§ Data provided
──────────
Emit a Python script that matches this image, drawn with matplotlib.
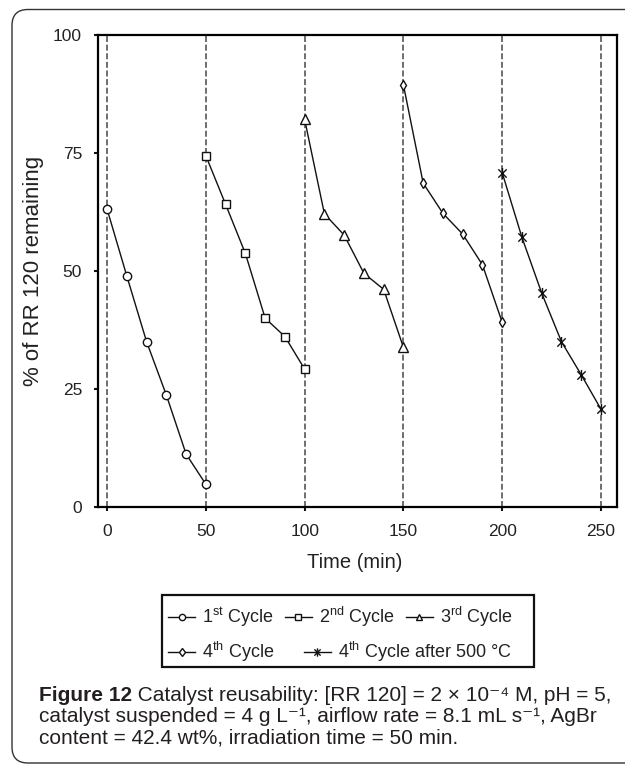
──────────
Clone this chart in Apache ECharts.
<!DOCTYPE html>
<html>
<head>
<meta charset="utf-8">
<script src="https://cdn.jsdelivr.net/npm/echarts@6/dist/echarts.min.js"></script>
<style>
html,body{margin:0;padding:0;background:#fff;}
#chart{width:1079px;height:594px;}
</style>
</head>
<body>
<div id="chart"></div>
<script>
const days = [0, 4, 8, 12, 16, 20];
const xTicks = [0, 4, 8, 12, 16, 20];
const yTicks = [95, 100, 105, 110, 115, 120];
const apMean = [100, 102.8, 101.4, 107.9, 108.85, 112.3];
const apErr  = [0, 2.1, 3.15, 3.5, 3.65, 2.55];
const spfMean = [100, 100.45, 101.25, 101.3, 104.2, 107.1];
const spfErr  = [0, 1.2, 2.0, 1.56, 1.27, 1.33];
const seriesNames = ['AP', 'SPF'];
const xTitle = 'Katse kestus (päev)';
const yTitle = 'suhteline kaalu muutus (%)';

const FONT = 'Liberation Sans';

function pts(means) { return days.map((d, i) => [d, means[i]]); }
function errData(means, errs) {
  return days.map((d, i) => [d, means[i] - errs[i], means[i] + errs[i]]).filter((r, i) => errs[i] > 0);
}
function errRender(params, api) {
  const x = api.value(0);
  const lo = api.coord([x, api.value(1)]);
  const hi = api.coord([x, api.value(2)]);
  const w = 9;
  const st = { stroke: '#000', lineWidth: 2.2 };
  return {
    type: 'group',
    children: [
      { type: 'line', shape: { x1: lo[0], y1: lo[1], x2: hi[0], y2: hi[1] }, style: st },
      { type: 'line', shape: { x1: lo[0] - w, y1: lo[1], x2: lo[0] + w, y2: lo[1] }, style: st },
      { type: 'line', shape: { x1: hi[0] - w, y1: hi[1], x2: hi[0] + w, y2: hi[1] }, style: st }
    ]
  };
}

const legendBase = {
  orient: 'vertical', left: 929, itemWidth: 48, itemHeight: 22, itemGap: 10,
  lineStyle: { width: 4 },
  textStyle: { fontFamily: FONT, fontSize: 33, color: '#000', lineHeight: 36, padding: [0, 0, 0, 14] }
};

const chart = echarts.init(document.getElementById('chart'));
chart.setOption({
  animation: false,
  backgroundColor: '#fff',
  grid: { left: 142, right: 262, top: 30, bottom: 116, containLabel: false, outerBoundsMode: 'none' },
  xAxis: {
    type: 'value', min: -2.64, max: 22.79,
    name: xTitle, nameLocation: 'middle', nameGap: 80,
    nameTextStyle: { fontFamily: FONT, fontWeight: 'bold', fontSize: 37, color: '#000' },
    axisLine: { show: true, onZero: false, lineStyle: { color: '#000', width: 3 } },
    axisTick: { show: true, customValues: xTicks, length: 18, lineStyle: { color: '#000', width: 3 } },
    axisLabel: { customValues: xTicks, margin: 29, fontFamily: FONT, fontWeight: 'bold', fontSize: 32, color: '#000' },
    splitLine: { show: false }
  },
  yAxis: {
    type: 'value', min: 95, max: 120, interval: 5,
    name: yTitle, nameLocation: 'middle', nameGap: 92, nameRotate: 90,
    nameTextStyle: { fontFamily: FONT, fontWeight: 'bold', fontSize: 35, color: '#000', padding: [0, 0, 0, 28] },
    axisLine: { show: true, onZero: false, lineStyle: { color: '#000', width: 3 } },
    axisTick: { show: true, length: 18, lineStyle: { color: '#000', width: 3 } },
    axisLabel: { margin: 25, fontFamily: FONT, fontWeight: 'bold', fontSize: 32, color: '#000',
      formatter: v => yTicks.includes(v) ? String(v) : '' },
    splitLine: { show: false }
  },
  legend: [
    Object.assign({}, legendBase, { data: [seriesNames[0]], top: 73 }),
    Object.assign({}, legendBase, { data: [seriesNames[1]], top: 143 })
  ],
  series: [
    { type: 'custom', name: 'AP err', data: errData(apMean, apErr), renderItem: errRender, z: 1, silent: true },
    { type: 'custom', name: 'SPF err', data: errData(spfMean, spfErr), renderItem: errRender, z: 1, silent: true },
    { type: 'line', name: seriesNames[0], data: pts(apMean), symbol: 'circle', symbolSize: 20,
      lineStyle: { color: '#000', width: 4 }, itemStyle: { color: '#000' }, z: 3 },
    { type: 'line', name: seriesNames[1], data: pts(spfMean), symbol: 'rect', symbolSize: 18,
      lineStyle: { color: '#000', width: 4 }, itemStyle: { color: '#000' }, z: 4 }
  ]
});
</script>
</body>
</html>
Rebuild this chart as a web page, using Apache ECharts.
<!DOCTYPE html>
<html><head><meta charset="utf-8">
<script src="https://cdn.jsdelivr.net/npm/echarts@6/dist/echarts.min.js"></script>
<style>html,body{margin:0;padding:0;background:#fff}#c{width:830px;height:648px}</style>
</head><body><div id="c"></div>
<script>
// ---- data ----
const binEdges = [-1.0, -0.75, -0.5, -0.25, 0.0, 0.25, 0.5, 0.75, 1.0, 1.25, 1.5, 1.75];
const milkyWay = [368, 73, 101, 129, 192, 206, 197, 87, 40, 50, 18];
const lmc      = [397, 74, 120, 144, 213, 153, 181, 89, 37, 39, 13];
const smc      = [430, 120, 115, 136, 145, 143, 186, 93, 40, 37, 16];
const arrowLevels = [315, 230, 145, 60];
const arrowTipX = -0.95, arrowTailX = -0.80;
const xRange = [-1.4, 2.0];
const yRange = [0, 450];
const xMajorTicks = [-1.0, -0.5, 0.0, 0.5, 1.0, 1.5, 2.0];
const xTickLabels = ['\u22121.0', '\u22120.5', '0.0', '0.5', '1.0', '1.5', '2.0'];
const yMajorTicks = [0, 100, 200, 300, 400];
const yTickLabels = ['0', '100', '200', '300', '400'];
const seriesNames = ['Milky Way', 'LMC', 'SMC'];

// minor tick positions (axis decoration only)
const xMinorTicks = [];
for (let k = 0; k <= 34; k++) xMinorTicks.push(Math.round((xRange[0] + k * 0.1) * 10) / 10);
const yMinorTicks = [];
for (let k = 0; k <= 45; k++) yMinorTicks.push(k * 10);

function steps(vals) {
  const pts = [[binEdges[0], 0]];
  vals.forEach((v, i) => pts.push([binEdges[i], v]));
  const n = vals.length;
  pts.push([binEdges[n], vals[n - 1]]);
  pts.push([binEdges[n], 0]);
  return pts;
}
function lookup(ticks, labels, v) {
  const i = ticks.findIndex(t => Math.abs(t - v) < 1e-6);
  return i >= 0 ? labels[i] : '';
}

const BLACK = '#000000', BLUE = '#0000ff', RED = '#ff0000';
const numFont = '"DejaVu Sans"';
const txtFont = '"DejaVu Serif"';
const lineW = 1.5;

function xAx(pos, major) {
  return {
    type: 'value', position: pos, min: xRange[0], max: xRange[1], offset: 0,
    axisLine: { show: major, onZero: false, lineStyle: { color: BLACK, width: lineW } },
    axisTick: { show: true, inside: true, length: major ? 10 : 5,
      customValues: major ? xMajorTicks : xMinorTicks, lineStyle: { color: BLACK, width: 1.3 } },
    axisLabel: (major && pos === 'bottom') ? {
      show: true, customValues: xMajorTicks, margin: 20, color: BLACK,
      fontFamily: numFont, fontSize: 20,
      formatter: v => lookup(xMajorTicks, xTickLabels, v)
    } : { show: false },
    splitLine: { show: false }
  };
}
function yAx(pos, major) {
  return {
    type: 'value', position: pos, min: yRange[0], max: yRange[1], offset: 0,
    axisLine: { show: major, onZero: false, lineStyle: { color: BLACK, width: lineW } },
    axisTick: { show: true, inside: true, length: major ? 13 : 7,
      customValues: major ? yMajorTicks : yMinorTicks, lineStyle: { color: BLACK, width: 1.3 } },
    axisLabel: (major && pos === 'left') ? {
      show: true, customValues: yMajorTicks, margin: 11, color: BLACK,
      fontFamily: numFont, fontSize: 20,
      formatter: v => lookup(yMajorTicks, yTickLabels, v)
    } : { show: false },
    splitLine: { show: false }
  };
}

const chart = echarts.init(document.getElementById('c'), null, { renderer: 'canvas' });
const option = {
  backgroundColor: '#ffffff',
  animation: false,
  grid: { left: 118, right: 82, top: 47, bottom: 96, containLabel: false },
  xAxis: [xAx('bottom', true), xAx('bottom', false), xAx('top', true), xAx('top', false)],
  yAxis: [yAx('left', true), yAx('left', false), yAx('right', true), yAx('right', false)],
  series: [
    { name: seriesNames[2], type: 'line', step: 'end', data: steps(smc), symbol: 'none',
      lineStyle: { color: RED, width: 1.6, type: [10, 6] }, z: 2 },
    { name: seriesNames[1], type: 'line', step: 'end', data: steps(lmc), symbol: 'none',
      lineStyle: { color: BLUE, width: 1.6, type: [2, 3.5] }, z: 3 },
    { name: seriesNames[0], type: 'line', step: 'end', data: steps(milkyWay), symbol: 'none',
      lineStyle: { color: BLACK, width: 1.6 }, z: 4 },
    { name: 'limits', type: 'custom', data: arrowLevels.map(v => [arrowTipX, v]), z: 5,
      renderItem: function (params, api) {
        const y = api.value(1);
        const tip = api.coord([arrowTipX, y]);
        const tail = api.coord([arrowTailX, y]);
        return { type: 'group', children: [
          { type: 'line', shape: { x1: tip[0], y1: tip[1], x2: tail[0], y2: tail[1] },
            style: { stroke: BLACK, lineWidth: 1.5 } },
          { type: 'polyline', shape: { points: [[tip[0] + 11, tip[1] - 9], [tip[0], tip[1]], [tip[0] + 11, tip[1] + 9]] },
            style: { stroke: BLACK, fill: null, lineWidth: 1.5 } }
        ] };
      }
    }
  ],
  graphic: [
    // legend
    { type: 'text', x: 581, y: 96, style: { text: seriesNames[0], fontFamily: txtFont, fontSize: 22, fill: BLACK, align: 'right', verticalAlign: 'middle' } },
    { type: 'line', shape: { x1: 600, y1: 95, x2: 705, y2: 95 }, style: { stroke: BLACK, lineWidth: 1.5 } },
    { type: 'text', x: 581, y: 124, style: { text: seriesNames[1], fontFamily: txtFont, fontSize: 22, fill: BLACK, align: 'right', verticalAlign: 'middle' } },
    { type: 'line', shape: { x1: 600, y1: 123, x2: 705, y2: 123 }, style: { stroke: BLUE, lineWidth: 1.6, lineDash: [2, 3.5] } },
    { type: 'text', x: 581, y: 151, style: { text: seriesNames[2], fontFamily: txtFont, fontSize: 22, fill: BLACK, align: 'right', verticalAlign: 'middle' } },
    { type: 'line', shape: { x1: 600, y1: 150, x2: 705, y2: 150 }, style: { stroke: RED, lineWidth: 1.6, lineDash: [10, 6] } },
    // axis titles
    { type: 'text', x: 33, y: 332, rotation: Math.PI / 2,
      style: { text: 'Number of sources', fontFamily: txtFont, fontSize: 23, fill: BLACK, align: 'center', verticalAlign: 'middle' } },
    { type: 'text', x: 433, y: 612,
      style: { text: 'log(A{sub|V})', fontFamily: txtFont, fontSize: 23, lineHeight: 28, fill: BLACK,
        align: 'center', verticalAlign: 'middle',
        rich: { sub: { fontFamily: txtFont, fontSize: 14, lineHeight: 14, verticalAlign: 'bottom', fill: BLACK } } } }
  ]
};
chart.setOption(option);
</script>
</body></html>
──────────
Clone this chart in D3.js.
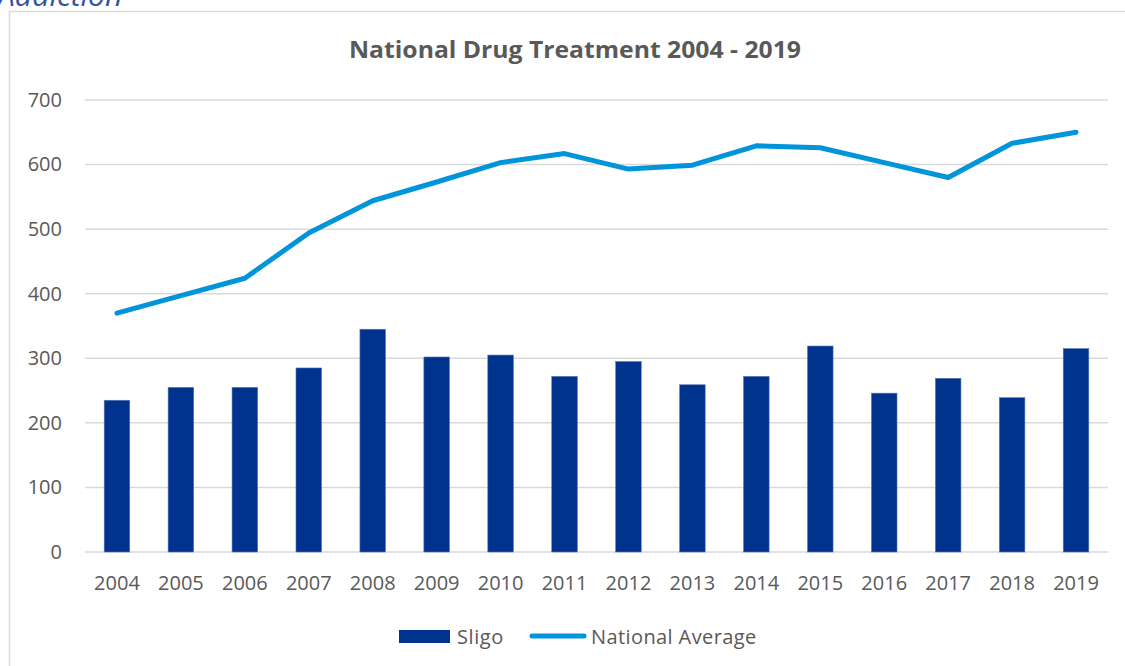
──────────
Reply with nothing except the number of lines in the listing above that include "this".

4